Протяжный стон доносится из бывшей операционной. Один из раненых не справился с мучительной болью, и вслед за ним — так бывает всегда — другие начинают стонать в коридоре, в саду, на дворе. Все могло быть иначе, — кажется, так он сказал?.. Вздор! И нечего думать о том, что не случилось и не могло случиться. Или могло? И нечего вглядываться в эту неизвестную жизнь, которая прошла где-то рядом со мной.

И довольно об этом!

Не удался наш раневой фаг — вот о чем нужно думать и думать. «Не удался» — вот о чем говорят эти стоны, этот страдальчески бормочущий сад, эти койки, стоящие вплотную друг к другу.

И старая мысль, как старый друг, входит и останавливается на пороге и терпеливо ждет, когда уйдут другие, случайные, беспокойные мысли: маленькая худенькая девочка, лежащая на высокой подушке, с затянутой полотенцем головой, Катенька Стогина, крустозин, «воскресение из мертвых»…

Доктор Дроздов

Стоит тяжелая, сухая жара, ветер несет по улицам горячий мелкий песок. Тревоги становятся все чаще, и наконец каждый день в десятом часу вечера разносится надоедливый, скучный вой сирены. Это значит, что налет групповой. Когда к городу пробиваются одиночные самолеты, тревогу не объявляют.
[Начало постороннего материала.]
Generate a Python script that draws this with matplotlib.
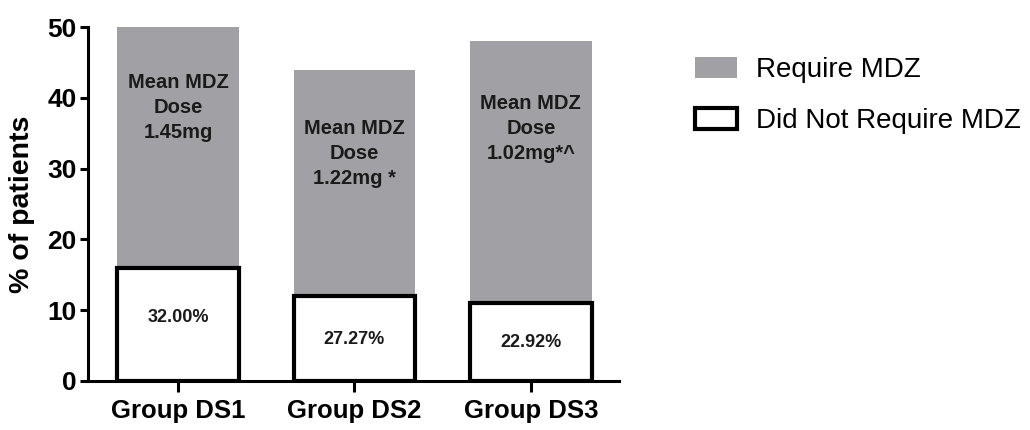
import matplotlib
matplotlib.use("Agg")
import matplotlib.pyplot as plt
import numpy as np

plt.rcParams['font.family'] = ['Liberation Sans', 'DejaVu Sans']

groups = ['Group DS1', 'Group DS2', 'Group DS3']
not_required = [16, 12, 11]
required = [34, 32, 37]
pct_labels = ['32.00%', '27.27%', '22.92%']
dose_labels = ['Mean MDZ\nDose\n1.45mg', 'Mean MDZ\nDose\n1.22mg *', 'Mean MDZ\nDose\n1.02mg*^']

gray = '#a1a0a4'
x = np.arange(len(groups))
w = 0.69

fig = plt.figure(figsize=(10.3, 4.3), dpi=100)
ax = fig.add_axes([0.0854, 0.114, 0.601 - 0.0854, 0.937 - 0.114])

ax.bar(x, required, w, bottom=not_required, color=gray, edgecolor='none', label='Require MDZ')
ax.bar(x, not_required, w, color='white', edgecolor='black', linewidth=3, label='Did Not Require MDZ')

# text inside bars
dose_y = [38.7, 32.2, 35.7]
pct_y = [9.0, 5.8, 5.4]
for i in range(len(groups)):
    ax.text(x[i], dose_y[i], dose_labels[i], ha='center', va='center', fontsize=14.5,
            fontweight='bold', linespacing=1.4, color='#1a1a1a')
    ax.text(x[i], pct_y[i], pct_labels[i], ha='center', va='center', fontsize=13,
            fontweight='bold', color='#1a1a1a')

ax.set_xlim(-0.51, 2.5)
ax.set_ylim(0, 50)
ax.set_yticks([0, 10, 20, 30, 40, 50])
ax.set_xticks(x)
ax.set_xticklabels(groups, fontsize=18.5, fontweight='bold')
ax.set_ylabel('% of patients', fontsize=20.5, fontweight='bold', labelpad=9)
for lab in ax.get_yticklabels():
    lab.set_fontweight('bold')
    lab.set_fontsize(19)

for s in ['top', 'right']:
    ax.spines[s].set_visible(False)
for s in ['left', 'bottom']:
    ax.spines[s].set_linewidth(2.2)
ax.tick_params(axis='y', length=6, width=2.2, pad=2)
ax.tick_params(axis='x', length=8, width=2.2, pad=5)

ax.legend(loc='upper left', bbox_to_anchor=(1.096, 0.987), frameon=False, fontsize=20,
          handlelength=1.5, handleheight=0.78, handletextpad=0.7, labelspacing=0.9)

fig.savefig('out.png', dpi=100)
В духоте, от которой нет спасения, в жаре и пыли трудится город. Роют окопы, возводят дзоты, устанавливают противотанковые ежи. Строят рубеж — ближний и дальний. Запасают воду. На заводах все быстрее делают танки, покрывают броней тягачи. Каждый день после работы становятся в строй.
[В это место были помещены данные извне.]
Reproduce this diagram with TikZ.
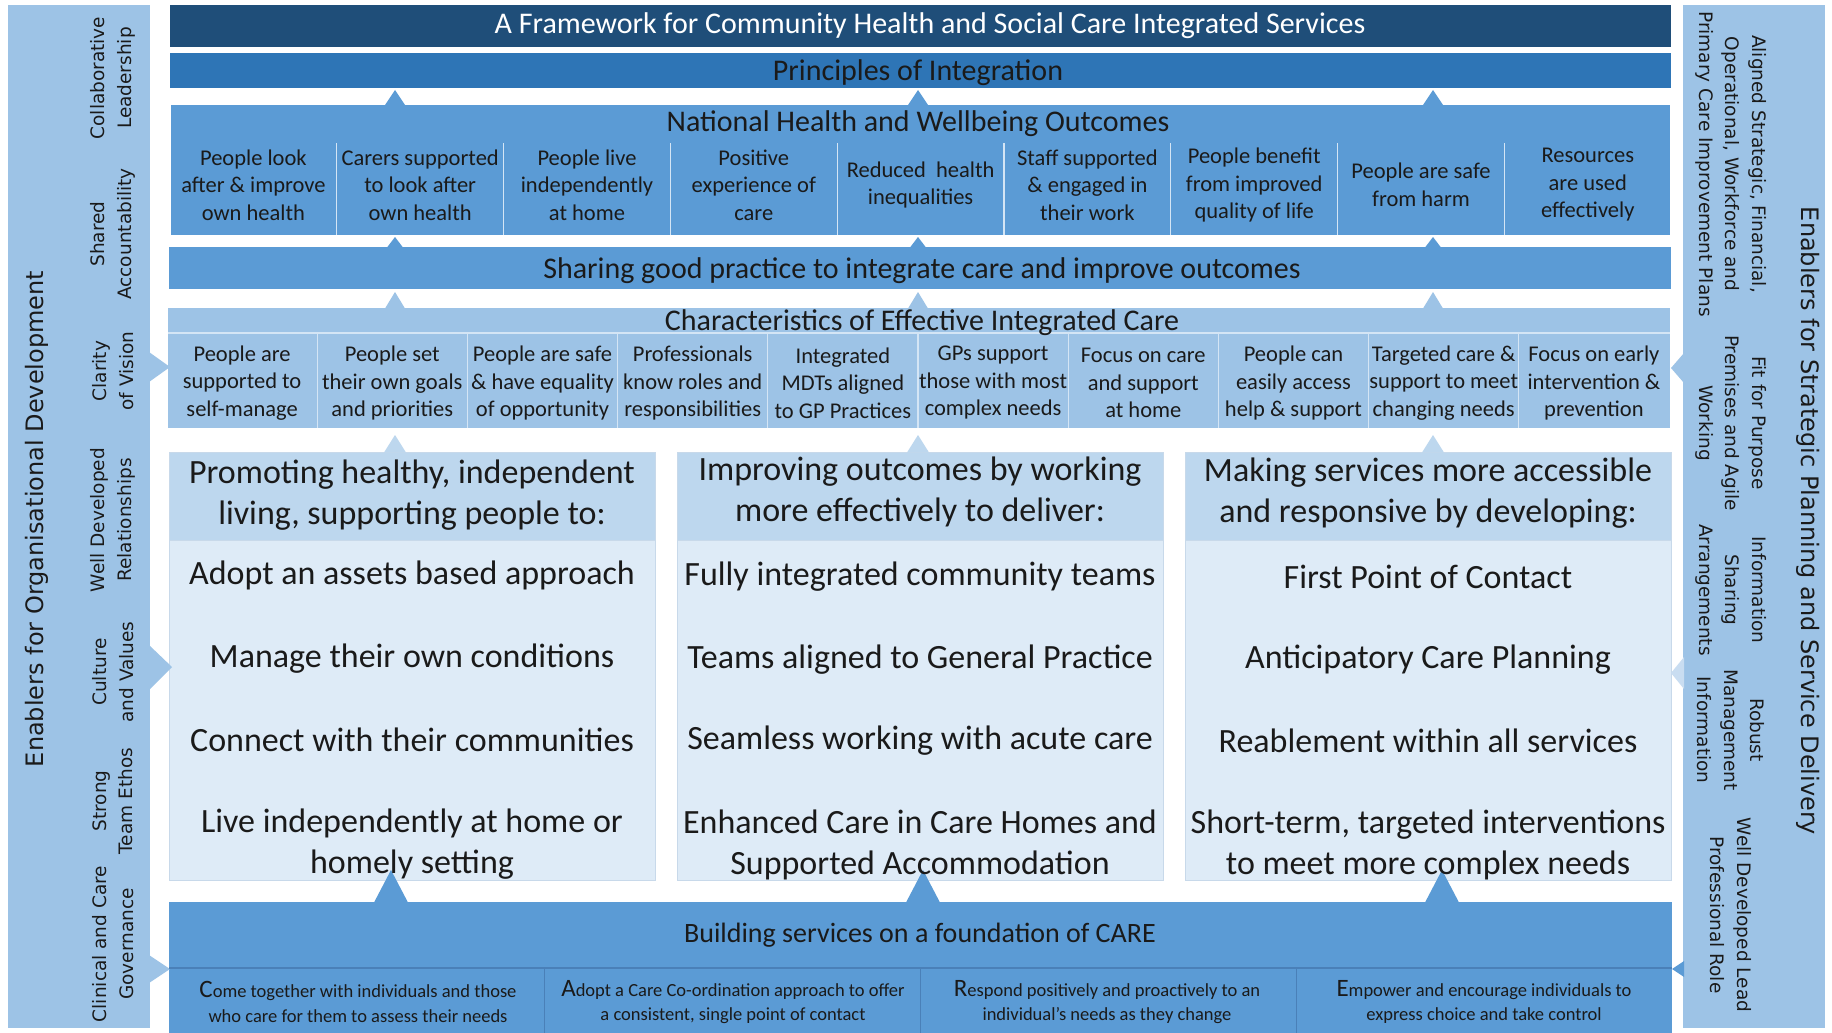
\documentclass[tikz,border=0pt]{standalone}
\usepackage{fontspec}
\setmainfont{Carlito}
\newfontfamily\sidefont{DejaVu Sans}
\newcommand\myfs[2]{\fontsize{#1}{#2}\selectfont}
\definecolor{navy}{HTML}{1F4E79}
\definecolor{princ}{HTML}{2E75B6}
\definecolor{midb}{HTML}{5B9BD5}
\definecolor{lightb}{HTML}{9DC3E6}
\definecolor{headb}{HTML}{BDD7EE}
\definecolor{bodyb}{HTML}{DEEBF7}
\definecolor{paleb}{HTML}{C9DDF1}
\definecolor{edgeb}{HTML}{C8D9EA}
\definecolor{sepw}{HTML}{D4E5F5}
\definecolor{sepd}{HTML}{4A80B8}
\definecolor{txt}{HTML}{1A1A1A}
\begin{document}
\begin{tikzpicture}[x=1pt,y=-1pt,
  every node/.style={inner sep=0pt, outer sep=0pt},
  rect/.style={rectangle, anchor=north west},
  bandtxt/.style={font=\myfs{30}{36}, text=txt},
  celltxt/.style={align=center, font=\myfs{22.5}{27.5}, text=txt},
  headtxt/.style={align=center, font=\myfs{34}{41}, text=txt},
  caretxt/.style={align=center, font=\myfs{18.5}{24.5}, text=txt},
  sidebig/.style={font=\sidefont\myfs{24}{28}, text=txt},
  sidesmall/.style={align=center, font=\sidefont\myfs{18.5}{26.5}, text=txt}]
\useasboundingbox (0,0) rectangle (1832,1033);
\fill[white] (0,0) rectangle (1832,1033);

% side bars
\node[rect, fill=lightb, minimum width=142pt, minimum height=1023pt] (leftbar) at (8,5) {};
\node[rect, fill=lightb, minimum width=142pt, minimum height=1023pt] (rightbar) at (1683,5) {};

% main bands
\node[rect, fill=navy, minimum width=1501pt, minimum height=42pt] (titleband) at (170,5) {};
\node[rect, fill=princ, minimum width=1501pt, minimum height=35pt] (princband) at (170,53) {};
\node[rect, fill=midb, minimum width=1499pt, minimum height=130pt] (natband) at (171,105) {};
\node[rect, fill=midb, minimum width=1502pt, minimum height=42pt] (shareband) at (169,247) {};
\node[rect, fill=lightb, minimum width=1502pt, minimum height=120pt] (charband) at (168,308) {};
\node[rect, fill=midb, minimum width=1503pt, minimum height=131pt] (careband) at (169,902) {};

% three columns
\foreach \x [count=\i] in {169,677,1185}{
  \node[rect, fill=headb, draw=edgeb, line width=1pt, minimum width=486pt, minimum height=88pt] (head\i) at (\x,452) {};
  \node[rect, fill=bodyb, draw=edgeb, line width=1pt, minimum width=486pt, minimum height=340pt] (body\i) at (\x,540) {};
}

% upward triangles
\foreach \c in {395,918,1433}{
  \fill[midb] (\c-10,105) -- (\c,90) -- (\c+10,105) -- cycle;
  \fill[midb] (\c-8,247.5) -- (\c,237) -- (\c+8,247.5) -- cycle;
  \fill[lightb] (\c-10,308.5) -- (\c,292) -- (\c+10,308.5) -- cycle;
  \fill[headb] (\c-11,452.5) -- (\c,435) -- (\c+11,452.5) -- cycle;
}
\foreach \c in {391,923,1442}{
  \fill[midb] (\c-17,902.5) -- (\c,870) -- (\c+17,902.5) -- cycle;
}

% side triangles
\fill[lightb] (149,352) -- (170,367) -- (149,382) -- cycle;
\fill[lightb] (149,645) -- (172,667) -- (149,690) -- cycle;
\fill[lightb] (149,955) -- (170,969) -- (149,983) -- cycle;
\fill[lightb] (1684,353) -- (1671,368) -- (1684,383) -- cycle;
\fill[paleb] (1684,657) -- (1671,673) -- (1684,689) -- cycle;
\fill[midb] (1684,961) -- (1672,969) -- (1684,977) -- cycle;

% separators
\foreach \k in {1,...,8}{
  \draw[sepw, line width=1.3pt] ({170+166.8*\k},143) -- ({170+166.8*\k},235);
}
\draw[sepw, line width=1.3pt] (168,333) -- (1670,333);
\foreach \k in {1,...,9}{
  \draw[sepw, line width=1.3pt] ({167+150.2*\k},333) -- ({167+150.2*\k},428);
}
\draw[sepd, line width=1.1pt] (169,968) -- (1672,968);
\foreach \k in {1,2,3}{
  \draw[sepd, line width=1.1pt] ({169+375.75*\k},968) -- ({169+375.75*\k},1033);
}

% band titles
\node[font=\myfs{30}{36}, text=white] (titletxt) at (930,26) {A Framework for Community Health and Social Care Integrated Services};
\node[bandtxt] (princtxt) at (918,73) {Principles of Integration};
\node[bandtxt] (nattxt) at (918,124) {National Health and Wellbeing Outcomes};
\node[bandtxt] (sharetxt) at (922,271) {Sharing good practice to integrate care and improve outcomes};
\node[bandtxt] (chartxt) at (922,323) {Characteristics of Effective Integrated Care};
\node[bandtxt, font=\myfs{28}{34}] (caretitle) at (920,935) {Building services on a foundation of CARE};

% national outcomes cells
\foreach \t [count=\i from 0] in {
  {People look\\after \& improve\\own health},
  {Carers supported\\to look after\\own health},
  {People live\\independently\\at home},
  {Positive\\experience of\\care},
  {Reduced\ \ health\\inequalities},
  {Staff supported\\\& engaged in\\their work},
  {People benefit\\from improved\\quality of life},
  {People are safe\\from harm},
  {Resources\\are used\\effectively}}{
  \node[celltxt] (nat\i) at ({170+166.8*(\i+0.5)},185) {\t};
}

% characteristics cells
\foreach \t [count=\i from 0] in {
  {People are\\supported to\\self-manage},
  {People set\\their own goals\\and priorities},
  {People are safe\\\& have equality\\of opportunity},
  {Professionals\\know roles and\\responsibilities},
  {Integrated\\MDTs aligned\\to GP Practices},
  {GPs support\\those with most\\complex needs},
  {Focus on care\\and support\\at home},
  {People can\\easily access\\help \& support},
  {Targeted care \&\\support to meet\\changing needs},
  {Focus on early\\intervention \&\\prevention}}{
  \node[celltxt] (ch\i) at ({167+150.2*(\i+0.5)},383) {\t};
}

% column texts
\node[headtxt] (h1t) at (412,495) {Promoting healthy, independent\\living, supporting people to:};
\node[headtxt] (h2t) at (920,492) {Improving outcomes by working\\more effectively to deliver:};
\node[headtxt] (h3t) at (1428,493) {Making services more accessible\\and responsive by developing:};

\node[headtxt] (a1) at (412,575) {Adopt an assets based approach};
\node[headtxt] (a2) at (412,659) {Manage their own conditions};
\node[headtxt] (a3) at (412,740) {Connect with their communities};
\node[headtxt] (a4) at (412,844) {Live independently at home or\\homely setting};

\node[headtxt] (b1) at (920,577) {Fully integrated community teams};
\node[headtxt] (b2) at (920,660) {Teams aligned to General Practice};
\node[headtxt] (b3) at (920,741) {Seamless working with acute care};
\node[headtxt] (b4) at (920,845) {Enhanced Care in Care Homes and\\Supported Accommodation};

\node[headtxt] (c1) at (1428,577) {First Point of Contact};
\node[headtxt] (c2) at (1428,660) {Anticipatory Care Planning};
\node[headtxt] (c3) at (1428,741) {Reablement within all services};
\node[headtxt] (c4) at (1428,845) {Short-term, targeted interventions\\to meet more complex needs};

% CARE cells
\node[caretxt] (careC) at (358,1002) {{\myfs{25}{25}C}ome together with individuals and those\\who care for them to assess their needs};
\node[caretxt] (careA) at (733,1002) {{\myfs{25}{25}A}dopt a Care Co-ordination approach to offer\\a consistent, single point of contact};
\node[caretxt] (careR) at (1107,1002) {{\myfs{25}{25}R}espond positively and proactively to an\\individual's needs as they change};
\node[caretxt] (careE) at (1484,1002) {{\myfs{25}{25}E}mpower and encourage individuals to\\express choice and take control};

% left side texts
\node[sidebig, rotate=90] (leftbig) at (37,519) {Enablers for Organisational Development};
\node[sidesmall, rotate=90] (l1) at (113,78) {Collaborative\\Leadership};
\node[sidesmall, rotate=90] (l2) at (113,234) {Shared\\Accountability};
\node[sidesmall, rotate=90] (l3) at (113,371) {Clarity\\of Vision};
\node[sidesmall, rotate=90] (l4) at (113,520) {Well Developed\\Relationships};
\node[sidesmall, rotate=90] (l5) at (113,672) {Culture\\and Values};
\node[sidesmall, rotate=90] (l6) at (113,801) {Strong\\Team Ethos};
\node[sidesmall, rotate=90] (l7) at (113,944) {Clinical and Care\\Governance};

% right side texts
\node[sidebig, rotate=-90] (rightbig) at (1808,521) {Enablers for Strategic Planning and Service Delivery};
\node[sidesmall, rotate=-90] (r1) at (1731,164) {Aligned Strategic, Financial,\\Operational, Workforce and\\Primary Care Improvement Plans};
\node[sidesmall, rotate=-90] (r2) at (1731,423) {Fit for Purpose\\Premises and Agile\\Working};
\node[sidesmall, rotate=-90] (r3) at (1731,590) {Information\\Sharing\\Arrangements};
\node[sidesmall, rotate=-90] (r4) at (1731,730) {Robust\\Management\\Information};
\node[sidesmall, rotate=-90] (r5) at (1731,915) {Well Developed Lead\\Professional Role};
\end{tikzpicture}
\end{document}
Работают, не отступая перед трудностями, и микробиологи, лабораторные люди. Без сомнения, фашисты были бы изумлены, узнав, как много холерного бактериофага производится в городе, находящемся под угрозой двадцати двух пехотных, трех моторизованных и пяти танковых дивизий. Пятьдесят тысяч человек ежедневно принимают бактериофаг — этого еще не было никогда и нигде.

Все очень заняты, и нет времени, чтобы думать о том, что нельзя сделать сейчас, на другой день, через неделю. В госпитале не хватает врачей, и каждую ночь, вернувшись из исполкома, я выслушиваю раненых, перевязываю, даже — в неотложных случаях — оперирую. Была же я лет двенадцать тому назад лечащим врачом в зерносовхозе!

Гулкий раскатившийся шум донесся откуда-то издалека, затрещали зенитки, шевельнулась прикрывавшая разбитое окно бумажная штора. Налет. Ночь проходит, еще одна ночь. Но если я не сплю, если правда, что я в Сталинграде — откуда же взялся за стеной этот хриплый, ворчливый, разносящий кого-то, решительный голос? Эти короткие распоряжения, похожие на морские команды? Откуда взялся здесь доктор Дроздов, тот самый, который заведовал Сальским райздравом и вместе со мной ликвидировал мнимую холерную эпидемию в зерносовхозе?